Lena Uphoff
15.11.2010

Als der Kollege Willi zum ersten Mal in meinem Büro stand und mit weit ausholender Armbewegung, gerötetem Gesicht und leicht außer Atem keuchte: "Herr Brummer, wir haben da ein Riiiiiesenproblem! ", beschleunigte sich mein Puls merklich. Und meiner Fantasie bemächtigten sich schlimmste Ahnungen.

In Zehntel-, nein in Hundertstelsekundenfrequenz durchzuckten mein Hirn Katatstrophenszenarien: Die Druckerei ist bankrott, der Prokurist ist mit der chrismon-Kasse durchgebrannt, alle Grafikerinnen sind einer unheimlichen Infektion zum Opfer gefallen. Die Reihenfolge mag politisch und ethisch inkorrekt sein, vielleicht suchten mich die Schreckensvisionen auch in gerade umgekehrter heim.

"Ja", hauchte ich gefasst, räusperte mich, meine Aufmerksamkeit damit ganz auf den Unheilsboten konzentrierend, "ja - was ist passiert?" Willi sah mir ernst ins Gesicht und hub an: "Die Kollegin Eleonore P. sieht sich außerstande, den Text über die vietnamesischen Fischer vor Juni zu liefern." Schweigen. Dann frage ich: "Und was machen wir?" Willi zog die Stirn kraus: "Am besten ist, wir ziehen die Reportage aus Berlin vor." - "Einverstanden. Sonst noch etwas?" - Nein, das sei alles gewesen, antwortete der Kollege.

"Riiiiesenproblem"

Inzwischen erschrecke ich nicht mehr, wenn Willi in die Tür tritt und ein "Riiiiesenproblem" präsentiert. Ich kann mich darauf verlassen, dass er nämlich mindestens drei sofort wirksame Lösungsvorschläge parat hat und es sich eigentlich nur um eine ganz normale Alltagsschwierigkeit handelt. Ich kenne meinen Kollegen inzwischen. Willi ist ein dramatischer Mensch. Er gehört auf eine Bühne. Wie der Bote in einer antiken Tragödie oder einem Werk von Shakespeare tritt er auf, seine Meldung gestisch und mimisch unterstreichend.

In der Lokalredaktion im Schwarzwald, in der ich das Zeitungshandwerk gelernt habe, wirkte die Sekretärin Hilde. Eines Morgens kam sie zehn Minuten später als sonst zur Arbeit. Unser Chef rief ihr spöttisch entgegen: "Na, Hildchen, war's gestern spät?" - "Nee, eigentlich nicht", erklärte die Angesprochene, ohne die Stimme zu heben, "ich hatte heute Morgen nur ein kleines Problem. Mein Auto stand auf dem Parkplatz in Flammen, warum, weiß ich noch nicht." Sie ließ uns mit offenen Mündern stehen, zog in aller Ruhe ihren Mantel aus und setzte sich an ihren Platz.

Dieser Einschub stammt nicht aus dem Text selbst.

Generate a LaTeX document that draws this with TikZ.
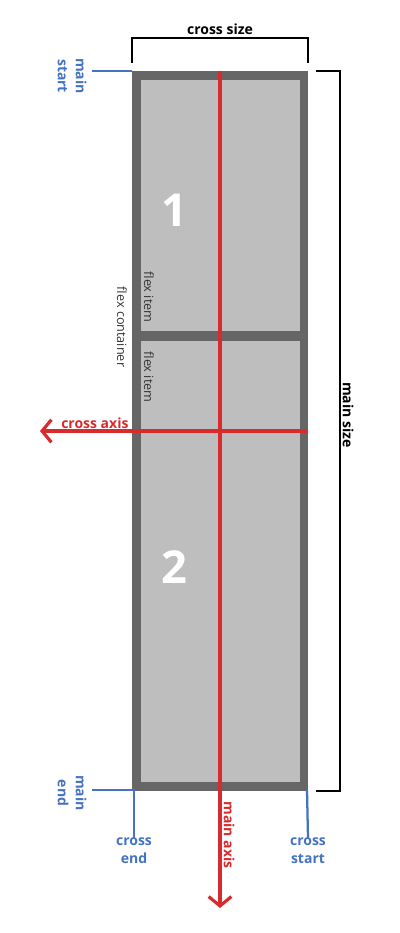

Hilde "unterspielte", wie die Theaterleute sagen, ein vor allem im Film beliebtes Element zur Steigerung der Spannung. Der Urvater dieser Technik ist Anaxagoras, ein vorsokratischer Philosoph, etwa 500 vor Christus geboren. Als man ihm mitteilte, dass in einer Schlacht seine beiden Söhne gefallen seien, antwortete Anaxagoras nur knapp: "Ich wusste, dass ich Sterbliche gezeugt habe." Nicht überraschend, dass er sich als Mathematiker vor allem mit der Quadratur des Kreises beschäftigt hat. Wenn man das ernsthaft versucht, ist ein stoisches Wesen allemal nützlich.

Die geradezu idealtypische Verkörperung des Unterspielers gelang einst dem Schauspieler Peter Falk mit der Figur des TV-Serien-Detektivs Columbo. Als ich mir jedoch neulich aus purer Nostalgie einmal fünf Columbo-Folgen hintereinander reinzog, konnte ich mich ab der dritten einer gewissen Müdigkeit nicht erwehren. Wirklich spannend ist Unterhaltung wohl nur, wenn sie uns zu überraschen vermag.

Ich sprang auf und griff ihm ans Revers

Ich liebe es, überrascht zu werden, habe meine Freude sowohl am Unterspielen wie an opulenter Dramatik. Eine Meldung mal so, mal so präsentieren zu können, möglichst noch unter Berücksichtigung der jeweiligen Stimmungen des Publikums, macht den guten Rhetoriker aus.

Neulich stand der Kollege Willi vor meinem Schreibtisch.

"Herr Brummer", sagte er beiläufig, "wir haben da eine klitzekleine Schwierigkeit ..." Ich sprang auf und griff ihm ans Revers. Es war tatsächlich etwas Schreckliches passiert. Die Espressomaschine hatte den Geist aufgegeben.